While researching this review, I came upon Roger Ebert's 2 1/2-star (out of 4) review of 1990's live-action Ninja Turtles. The entire piece is as applicable now as it was then:

"I did not walk into the screening with a light step and a heart that sang. For that matter, I did not walk out afterward with my spirits renewed. But this movie is nowhere near as bad as it might have been, and probably is the best possible Teenage Mutant Ninja Turtle movie.

It supplies, in other words, more or less what Turtle fans will expect: the Ninja Turtles, subways, pizzas, villains, a rudimentary plot and an explanation of how the Turtles met their Zen-master, a wise old rodent."

(That review, by the way, had a TMNT-themed Pizza Hut banner ad next to it — as did his 1-star review of TMNT II: The Secret of the Ooze, which is a very entertaining read.)

By chance or by choice, Teenage Mutant Ninja Turtles has always been a reflection of its time.
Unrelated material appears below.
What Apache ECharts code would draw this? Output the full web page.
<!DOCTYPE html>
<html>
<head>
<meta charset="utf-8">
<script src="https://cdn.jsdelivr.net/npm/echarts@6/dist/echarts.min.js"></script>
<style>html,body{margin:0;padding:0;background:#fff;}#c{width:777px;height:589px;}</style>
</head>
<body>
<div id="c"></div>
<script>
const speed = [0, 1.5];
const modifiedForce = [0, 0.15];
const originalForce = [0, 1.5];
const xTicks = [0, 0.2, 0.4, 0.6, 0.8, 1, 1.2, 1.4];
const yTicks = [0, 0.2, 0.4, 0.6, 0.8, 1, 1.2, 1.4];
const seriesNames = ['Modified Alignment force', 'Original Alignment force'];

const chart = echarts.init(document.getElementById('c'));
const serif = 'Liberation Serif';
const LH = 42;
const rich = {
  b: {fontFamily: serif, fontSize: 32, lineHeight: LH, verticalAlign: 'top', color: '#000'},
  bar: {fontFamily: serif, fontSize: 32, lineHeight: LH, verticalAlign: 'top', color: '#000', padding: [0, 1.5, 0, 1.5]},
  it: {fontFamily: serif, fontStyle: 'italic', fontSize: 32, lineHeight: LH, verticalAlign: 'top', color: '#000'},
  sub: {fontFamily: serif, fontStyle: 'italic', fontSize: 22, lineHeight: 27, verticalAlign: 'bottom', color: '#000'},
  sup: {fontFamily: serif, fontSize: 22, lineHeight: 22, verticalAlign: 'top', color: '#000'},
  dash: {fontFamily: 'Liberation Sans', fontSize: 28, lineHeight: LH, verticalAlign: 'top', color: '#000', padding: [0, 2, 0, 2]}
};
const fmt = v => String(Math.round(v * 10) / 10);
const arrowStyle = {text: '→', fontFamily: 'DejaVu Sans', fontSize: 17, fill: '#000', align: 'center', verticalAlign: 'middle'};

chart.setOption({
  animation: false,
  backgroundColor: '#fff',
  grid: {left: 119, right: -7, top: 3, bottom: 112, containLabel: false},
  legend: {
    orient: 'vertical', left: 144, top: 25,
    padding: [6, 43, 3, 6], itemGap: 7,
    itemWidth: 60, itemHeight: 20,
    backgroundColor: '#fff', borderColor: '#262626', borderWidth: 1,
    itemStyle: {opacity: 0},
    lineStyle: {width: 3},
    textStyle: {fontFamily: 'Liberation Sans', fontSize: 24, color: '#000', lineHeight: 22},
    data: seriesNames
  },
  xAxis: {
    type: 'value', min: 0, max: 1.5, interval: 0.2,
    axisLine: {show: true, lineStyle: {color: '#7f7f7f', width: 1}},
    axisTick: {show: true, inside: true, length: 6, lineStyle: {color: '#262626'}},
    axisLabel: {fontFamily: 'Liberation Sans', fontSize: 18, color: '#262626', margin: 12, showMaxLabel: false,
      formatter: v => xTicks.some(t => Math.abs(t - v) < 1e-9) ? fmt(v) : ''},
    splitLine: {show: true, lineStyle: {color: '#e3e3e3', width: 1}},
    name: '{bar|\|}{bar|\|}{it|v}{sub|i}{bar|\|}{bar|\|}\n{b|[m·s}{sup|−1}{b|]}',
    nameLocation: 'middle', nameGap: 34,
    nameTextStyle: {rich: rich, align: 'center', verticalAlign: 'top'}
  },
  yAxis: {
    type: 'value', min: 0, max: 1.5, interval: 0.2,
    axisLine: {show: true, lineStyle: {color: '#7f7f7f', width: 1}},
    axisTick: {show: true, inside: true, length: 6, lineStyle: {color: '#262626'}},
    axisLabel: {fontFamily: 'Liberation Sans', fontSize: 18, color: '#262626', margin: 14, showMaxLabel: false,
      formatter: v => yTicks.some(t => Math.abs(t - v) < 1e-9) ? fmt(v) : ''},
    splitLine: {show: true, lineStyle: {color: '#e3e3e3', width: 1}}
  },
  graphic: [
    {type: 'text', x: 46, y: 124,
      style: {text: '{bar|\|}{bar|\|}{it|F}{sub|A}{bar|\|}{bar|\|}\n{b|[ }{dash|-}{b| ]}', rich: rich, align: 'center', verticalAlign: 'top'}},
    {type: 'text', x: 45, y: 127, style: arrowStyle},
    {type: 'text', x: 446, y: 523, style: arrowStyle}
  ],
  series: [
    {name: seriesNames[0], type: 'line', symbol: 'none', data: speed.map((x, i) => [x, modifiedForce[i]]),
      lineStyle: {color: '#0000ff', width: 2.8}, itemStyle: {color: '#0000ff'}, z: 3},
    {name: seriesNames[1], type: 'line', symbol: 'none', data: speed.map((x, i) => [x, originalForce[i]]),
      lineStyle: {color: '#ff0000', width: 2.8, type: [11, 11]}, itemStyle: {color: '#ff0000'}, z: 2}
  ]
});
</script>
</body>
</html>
The 1990s live-action trilogy was an amalgam of Jim Henson puppetry, bad perms, and Vanilla Ice. The most recent Nickelodeon cartoon series is a blend of colorful 3D animation with stylish 2D interstitials and characters with large, anime-inspired expressions.
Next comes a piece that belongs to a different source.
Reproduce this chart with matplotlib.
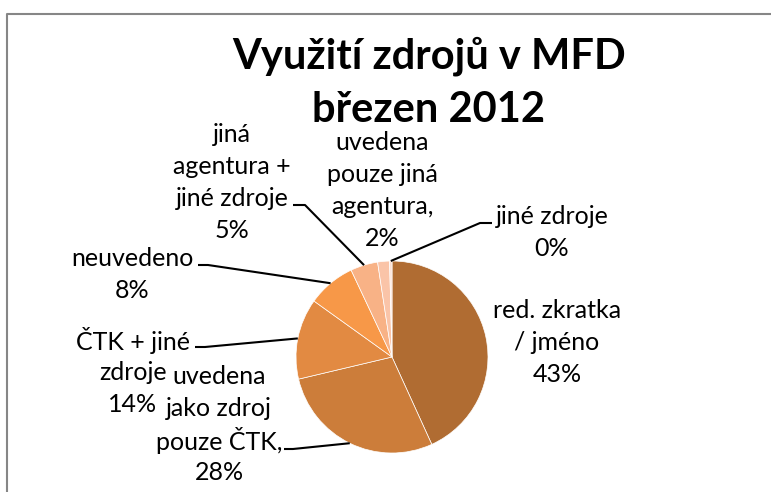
import numpy as np
import matplotlib.pyplot as plt

plt.rcParams['font.family'] = ['Lato', 'DejaVu Sans']

# data (share in %)
categories = ["red. zkratka\n/ jméno", "uvedena\njako zdroj\npouze ČTK,", "ČTK + jiné\nzdroje",
              "neuvedeno", "jiná\nagentura +\njiné zdroje", "uvedena\npouze jiná\nagentura,",
              "jiné zdroje"]
values = [43.2, 28.1, 13.6, 8.1, 4.6, 2.0, 0.4]
colors = ["#B06C32", "#CC7D3A", "#E28A42", "#F79848", "#F8B286", "#FAC4A8", "#FCE0D4"]
title_lines = ["Využití zdrojů v MFD", "březen 2012"]

W, H = 771, 492

# layout in pixel coords (x right, y down)
pie_center = (392, 357)
pie_radius = 96
label_pos = [(557, 343), (219, 425), (133, 372), (132, 274), (232, 183), (382, 191), (552, 233)]
line_pitch = 32
title_baselines = [69, 122]
# leader line: (anchor near label, elbow) or None
leaders = [None, ((284, 449), (293, 449)), ((195, 347), (205, 347)), ((198, 265), (208, 265)),
           ((293, 205), (305, 205)), None, ((492, 223), (480, 223))]


def px(x, y):
    return x, H - y


fig = plt.figure(figsize=(W / 100, H / 100), dpi=100)
ax = fig.add_axes([0, 0, 1, 1])

wedges, _ = ax.pie(values, colors=colors, startangle=90, counterclock=False,
                   center=px(*pie_center), radius=pie_radius,
                   wedgeprops=dict(edgecolor="white", linewidth=0.5))

ax.set_xlim(0, W)
ax.set_ylim(0, H)
ax.set_aspect("equal")
ax.axis("off")

for w, cat, v, pos, lead in zip(wedges, categories, values, label_pos, leaders):
    lines = ("%s\n%d%%" % (cat, round(v))).split("\n")
    n = len(lines)
    # one text per line so the blocks can sit close like in Excel
    for i, s in enumerate(lines):
        y = pos[1] + (i - (n - 1) / 2) * line_pitch
        ax.text(*px(pos[0], y), s, ha="center", va="center", fontsize=18)
    if lead is not None:
        ang = np.deg2rad((w.theta1 + w.theta2) / 2)
        cx, cy = w.center
        rim = (cx + w.r * np.cos(ang), cy + w.r * np.sin(ang))
        a, e = px(*lead[0]), px(*lead[1])
        ax.plot([a[0], e[0], rim[0]], [a[1], e[1], rim[1]], color="black", lw=1.5,
                solid_capstyle="butt")

for s, yb in zip(title_lines, title_baselines):
    ax.text(*px(429, yb), s, ha="center", va="baseline", fontsize=30, fontweight="bold")

# chart border (cut off at right and bottom)
ax.plot([7, 7, W], [0, H - 14, H - 14], color="#868686", lw=1.5)

fig.savefig("out.png", dpi=100)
The new Michael Bay-produced Teenage Mutant Ninja Turtles is also a time capsule, in a sense — a film you could watch decades from now and know, definitively, what action films were like in 2014: flashy, frenetic, and fraught with explosions. The movie is far from perfect (“generic” is perhaps the most appropriate term), but it’s exactly what a Turtles film has always been: silly fun.